═══ DATASET CONTENT
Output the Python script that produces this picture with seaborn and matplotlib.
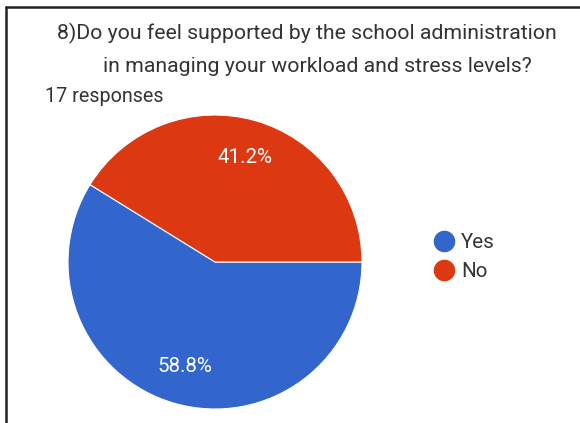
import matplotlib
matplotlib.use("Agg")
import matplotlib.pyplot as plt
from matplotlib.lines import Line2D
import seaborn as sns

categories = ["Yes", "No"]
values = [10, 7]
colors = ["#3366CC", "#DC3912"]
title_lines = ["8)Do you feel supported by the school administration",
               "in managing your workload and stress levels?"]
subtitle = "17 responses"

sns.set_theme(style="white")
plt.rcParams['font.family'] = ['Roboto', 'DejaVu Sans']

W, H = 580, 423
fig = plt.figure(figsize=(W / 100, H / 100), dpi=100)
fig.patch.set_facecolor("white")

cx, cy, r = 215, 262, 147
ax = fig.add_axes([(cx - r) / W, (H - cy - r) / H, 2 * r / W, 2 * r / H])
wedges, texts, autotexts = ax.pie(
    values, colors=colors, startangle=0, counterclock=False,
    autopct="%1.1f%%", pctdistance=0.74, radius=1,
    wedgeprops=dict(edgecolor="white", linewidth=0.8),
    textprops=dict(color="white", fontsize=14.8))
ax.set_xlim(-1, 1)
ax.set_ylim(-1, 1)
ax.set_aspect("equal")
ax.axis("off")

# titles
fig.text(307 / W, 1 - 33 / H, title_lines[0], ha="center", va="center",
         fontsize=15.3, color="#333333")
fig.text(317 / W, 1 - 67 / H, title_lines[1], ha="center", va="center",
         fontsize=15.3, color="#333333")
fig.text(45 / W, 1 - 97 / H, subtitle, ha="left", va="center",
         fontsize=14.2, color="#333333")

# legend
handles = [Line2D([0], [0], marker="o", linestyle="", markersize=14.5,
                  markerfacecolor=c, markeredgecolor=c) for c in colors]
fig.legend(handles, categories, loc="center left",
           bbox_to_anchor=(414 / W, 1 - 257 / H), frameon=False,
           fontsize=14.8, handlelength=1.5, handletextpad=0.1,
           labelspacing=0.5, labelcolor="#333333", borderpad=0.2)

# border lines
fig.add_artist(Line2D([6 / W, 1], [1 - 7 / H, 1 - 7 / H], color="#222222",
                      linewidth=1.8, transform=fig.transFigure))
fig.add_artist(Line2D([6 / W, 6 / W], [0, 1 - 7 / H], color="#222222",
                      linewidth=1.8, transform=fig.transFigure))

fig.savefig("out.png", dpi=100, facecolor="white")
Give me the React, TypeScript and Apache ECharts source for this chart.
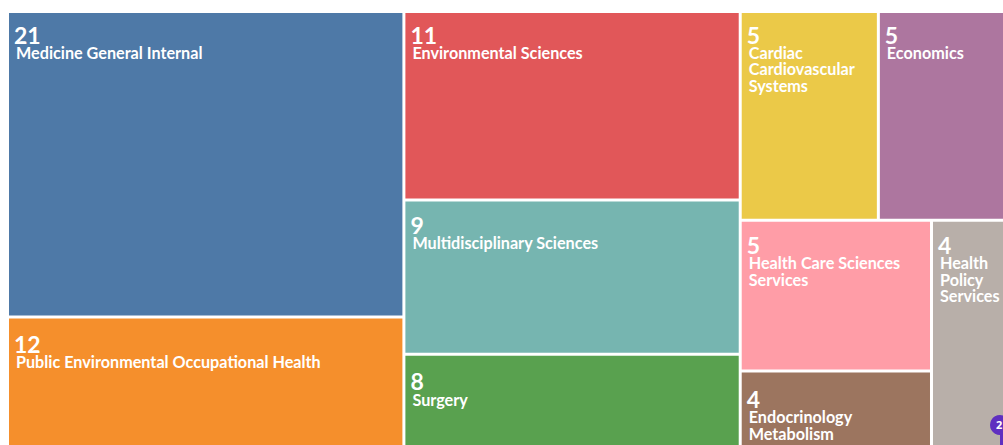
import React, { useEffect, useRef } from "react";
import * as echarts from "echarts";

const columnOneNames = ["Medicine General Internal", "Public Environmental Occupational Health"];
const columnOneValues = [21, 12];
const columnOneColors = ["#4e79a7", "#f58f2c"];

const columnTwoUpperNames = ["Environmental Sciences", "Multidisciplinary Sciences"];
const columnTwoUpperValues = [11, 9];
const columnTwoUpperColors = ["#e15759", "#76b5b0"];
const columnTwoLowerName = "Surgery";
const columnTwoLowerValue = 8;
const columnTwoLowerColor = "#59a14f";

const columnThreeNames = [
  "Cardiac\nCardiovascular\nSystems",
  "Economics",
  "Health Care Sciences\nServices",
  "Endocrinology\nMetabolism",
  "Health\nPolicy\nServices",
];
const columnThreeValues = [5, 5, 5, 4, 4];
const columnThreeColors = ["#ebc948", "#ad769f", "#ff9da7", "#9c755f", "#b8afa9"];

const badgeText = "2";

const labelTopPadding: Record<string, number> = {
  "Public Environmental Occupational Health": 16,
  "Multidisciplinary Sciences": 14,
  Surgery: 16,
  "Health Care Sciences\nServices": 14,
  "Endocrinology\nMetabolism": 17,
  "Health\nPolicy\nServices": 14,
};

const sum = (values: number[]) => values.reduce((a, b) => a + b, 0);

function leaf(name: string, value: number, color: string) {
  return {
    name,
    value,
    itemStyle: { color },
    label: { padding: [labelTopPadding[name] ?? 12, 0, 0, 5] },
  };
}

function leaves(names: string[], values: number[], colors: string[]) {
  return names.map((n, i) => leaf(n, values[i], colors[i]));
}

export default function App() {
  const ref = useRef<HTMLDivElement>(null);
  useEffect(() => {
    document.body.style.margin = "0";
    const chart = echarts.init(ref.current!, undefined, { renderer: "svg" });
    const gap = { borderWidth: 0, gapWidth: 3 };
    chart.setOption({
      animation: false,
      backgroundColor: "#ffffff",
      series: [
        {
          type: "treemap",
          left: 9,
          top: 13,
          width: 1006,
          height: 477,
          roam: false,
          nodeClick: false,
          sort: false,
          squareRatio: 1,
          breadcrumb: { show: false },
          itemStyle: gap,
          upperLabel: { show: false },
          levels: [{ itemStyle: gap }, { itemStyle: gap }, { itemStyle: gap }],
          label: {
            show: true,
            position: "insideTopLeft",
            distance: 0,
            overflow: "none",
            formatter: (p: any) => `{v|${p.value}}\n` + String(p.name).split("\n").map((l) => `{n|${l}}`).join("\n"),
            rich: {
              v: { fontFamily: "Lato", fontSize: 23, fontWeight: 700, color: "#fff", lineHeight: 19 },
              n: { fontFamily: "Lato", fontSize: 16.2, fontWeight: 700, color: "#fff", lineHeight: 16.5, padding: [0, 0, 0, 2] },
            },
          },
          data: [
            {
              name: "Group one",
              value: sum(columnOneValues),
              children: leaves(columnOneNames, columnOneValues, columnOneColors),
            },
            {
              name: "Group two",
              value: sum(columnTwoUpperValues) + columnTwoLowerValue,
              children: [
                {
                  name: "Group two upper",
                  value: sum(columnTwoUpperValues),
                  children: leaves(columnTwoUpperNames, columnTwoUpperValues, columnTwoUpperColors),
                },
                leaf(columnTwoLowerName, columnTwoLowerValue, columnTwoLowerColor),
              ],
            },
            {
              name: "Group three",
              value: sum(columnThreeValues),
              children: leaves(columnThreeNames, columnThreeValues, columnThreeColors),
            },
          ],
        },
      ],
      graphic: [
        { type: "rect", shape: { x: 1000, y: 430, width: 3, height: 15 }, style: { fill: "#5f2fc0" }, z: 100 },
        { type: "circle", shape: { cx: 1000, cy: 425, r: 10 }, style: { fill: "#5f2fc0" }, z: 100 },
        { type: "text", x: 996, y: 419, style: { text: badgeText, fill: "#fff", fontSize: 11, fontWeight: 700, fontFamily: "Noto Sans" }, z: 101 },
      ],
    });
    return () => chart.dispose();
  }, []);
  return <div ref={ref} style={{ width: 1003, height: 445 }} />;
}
══════
**PROBLEM REQUIREMENTS**
Leave the pictures out and write out every entry exactly as given.

**TASK RESPONSE**
Output the Python script that produces this picture with seaborn and matplotlib.
import matplotlib
matplotlib.use("Agg")
import matplotlib.pyplot as plt
from matplotlib.lines import Line2D
import seaborn as sns

categories = ["Yes", "No"]
values = [10, 7]
colors = ["#3366CC", "#DC3912"]
title_lines = ["8)Do you feel supported by the school administration",
               "in managing your workload and stress levels?"]
subtitle = "17 responses"

sns.set_theme(style="white")
plt.rcParams['font.family'] = ['Roboto', 'DejaVu Sans']

W, H = 580, 423
fig = plt.figure(figsize=(W / 100, H / 100), dpi=100)
fig.patch.set_facecolor("white")

cx, cy, r = 215, 262, 147
ax = fig.add_axes([(cx - r) / W, (H - cy - r) / H, 2 * r / W, 2 * r / H])
wedges, texts, autotexts = ax.pie(
    values, colors=colors, startangle=0, counterclock=False,
    autopct="%1.1f%%", pctdistance=0.74, radius=1,
    wedgeprops=dict(edgecolor="white", linewidth=0.8),
    textprops=dict(color="white", fontsize=14.8))
ax.set_xlim(-1, 1)
ax.set_ylim(-1, 1)
ax.set_aspect("equal")
ax.axis("off")

# titles
fig.text(307 / W, 1 - 33 / H, title_lines[0], ha="center", va="center",
         fontsize=15.3, color="#333333")
fig.text(317 / W, 1 - 67 / H, title_lines[1], ha="center", va="center",
         fontsize=15.3, color="#333333")
fig.text(45 / W, 1 - 97 / H, subtitle, ha="left", va="center",
         fontsize=14.2, color="#333333")

# legend
handles = [Line2D([0], [0], marker="o", linestyle="", markersize=14.5,
                  markerfacecolor=c, markeredgecolor=c) for c in colors]
fig.legend(handles, categories, loc="center left",
           bbox_to_anchor=(414 / W, 1 - 257 / H), frameon=False,
           fontsize=14.8, handlelength=1.5, handletextpad=0.1,
           labelspacing=0.5, labelcolor="#333333", borderpad=0.2)

# border lines
fig.add_artist(Line2D([6 / W, 1], [1 - 7 / H, 1 - 7 / H], color="#222222",
                      linewidth=1.8, transform=fig.transFigure))
fig.add_artist(Line2D([6 / W, 6 / W], [0, 1 - 7 / H], color="#222222",
                      linewidth=1.8, transform=fig.transFigure))

fig.savefig("out.png", dpi=100, facecolor="white")
Give me the React, TypeScript and Apache ECharts source for this chart.
import React, { useEffect, useRef } from "react";
import * as echarts from "echarts";

const columnOneNames = ["Medicine General Internal", "Public Environmental Occupational Health"];
const columnOneValues = [21, 12];
const columnOneColors = ["#4e79a7", "#f58f2c"];

const columnTwoUpperNames = ["Environmental Sciences", "Multidisciplinary Sciences"];
const columnTwoUpperValues = [11, 9];
const columnTwoUpperColors = ["#e15759", "#76b5b0"];
const columnTwoLowerName = "Surgery";
const columnTwoLowerValue = 8;
const columnTwoLowerColor = "#59a14f";

const columnThreeNames = [
  "Cardiac\nCardiovascular\nSystems",
  "Economics",
  "Health Care Sciences\nServices",
  "Endocrinology\nMetabolism",
  "Health\nPolicy\nServices",
];
const columnThreeValues = [5, 5, 5, 4, 4];
const columnThreeColors = ["#ebc948", "#ad769f", "#ff9da7", "#9c755f", "#b8afa9"];

const badgeText = "2";

const labelTopPadding: Record<string, number> = {
  "Public Environmental Occupational Health": 16,
  "Multidisciplinary Sciences": 14,
  Surgery: 16,
  "Health Care Sciences\nServices": 14,
  "Endocrinology\nMetabolism": 17,
  "Health\nPolicy\nServices": 14,
};

const sum = (values: number[]) => values.reduce((a, b) => a + b, 0);

function leaf(name: string, value: number, color: string) {
  return {
    name,
    value,
    itemStyle: { color },
    label: { padding: [labelTopPadding[name] ?? 12, 0, 0, 5] },
  };
}

function leaves(names: string[], values: number[], colors: string[]) {
  return names.map((n, i) => leaf(n, values[i], colors[i]));
}

export default function App() {
  const ref = useRef<HTMLDivElement>(null);
  useEffect(() => {
    document.body.style.margin = "0";
    const chart = echarts.init(ref.current!, undefined, { renderer: "svg" });
    const gap = { borderWidth: 0, gapWidth: 3 };
    chart.setOption({
      animation: false,
      backgroundColor: "#ffffff",
      series: [
        {
          type: "treemap",
          left: 9,
          top: 13,
          width: 1006,
          height: 477,
          roam: false,
          nodeClick: false,
          sort: false,
          squareRatio: 1,
          breadcrumb: { show: false },
          itemStyle: gap,
          upperLabel: { show: false },
          levels: [{ itemStyle: gap }, { itemStyle: gap }, { itemStyle: gap }],
          label: {
            show: true,
            position: "insideTopLeft",
            distance: 0,
            overflow: "none",
            formatter: (p: any) => `{v|${p.value}}\n` + String(p.name).split("\n").map((l) => `{n|${l}}`).join("\n"),
            rich: {
              v: { fontFamily: "Lato", fontSize: 23, fontWeight: 700, color: "#fff", lineHeight: 19 },
              n: { fontFamily: "Lato", fontSize: 16.2, fontWeight: 700, color: "#fff", lineHeight: 16.5, padding: [0, 0, 0, 2] },
            },
          },
          data: [
            {
              name: "Group one",
              value: sum(columnOneValues),
              children: leaves(columnOneNames, columnOneValues, columnOneColors),
            },
            {
              name: "Group two",
              value: sum(columnTwoUpperValues) + columnTwoLowerValue,
              children: [
                {
                  name: "Group two upper",
                  value: sum(columnTwoUpperValues),
                  children: leaves(columnTwoUpperNames, columnTwoUpperValues, columnTwoUpperColors),
                },
                leaf(columnTwoLowerName, columnTwoLowerValue, columnTwoLowerColor),
              ],
            },
            {
              name: "Group three",
              value: sum(columnThreeValues),
              children: leaves(columnThreeNames, columnThreeValues, columnThreeColors),
            },
          ],
        },
      ],
      graphic: [
        { type: "rect", shape: { x: 1000, y: 430, width: 3, height: 15 }, style: { fill: "#5f2fc0" }, z: 100 },
        { type: "circle", shape: { cx: 1000, cy: 425, r: 10 }, style: { fill: "#5f2fc0" }, z: 100 },
        { type: "text", x: 996, y: 419, style: { text: badgeText, fill: "#fff", fontSize: 11, fontWeight: 700, fontFamily: "Noto Sans" }, z: 101 },
      ],
    });
    return () => chart.dispose();
  }, []);
  return <div ref={ref} style={{ width: 1003, height: 445 }} />;
}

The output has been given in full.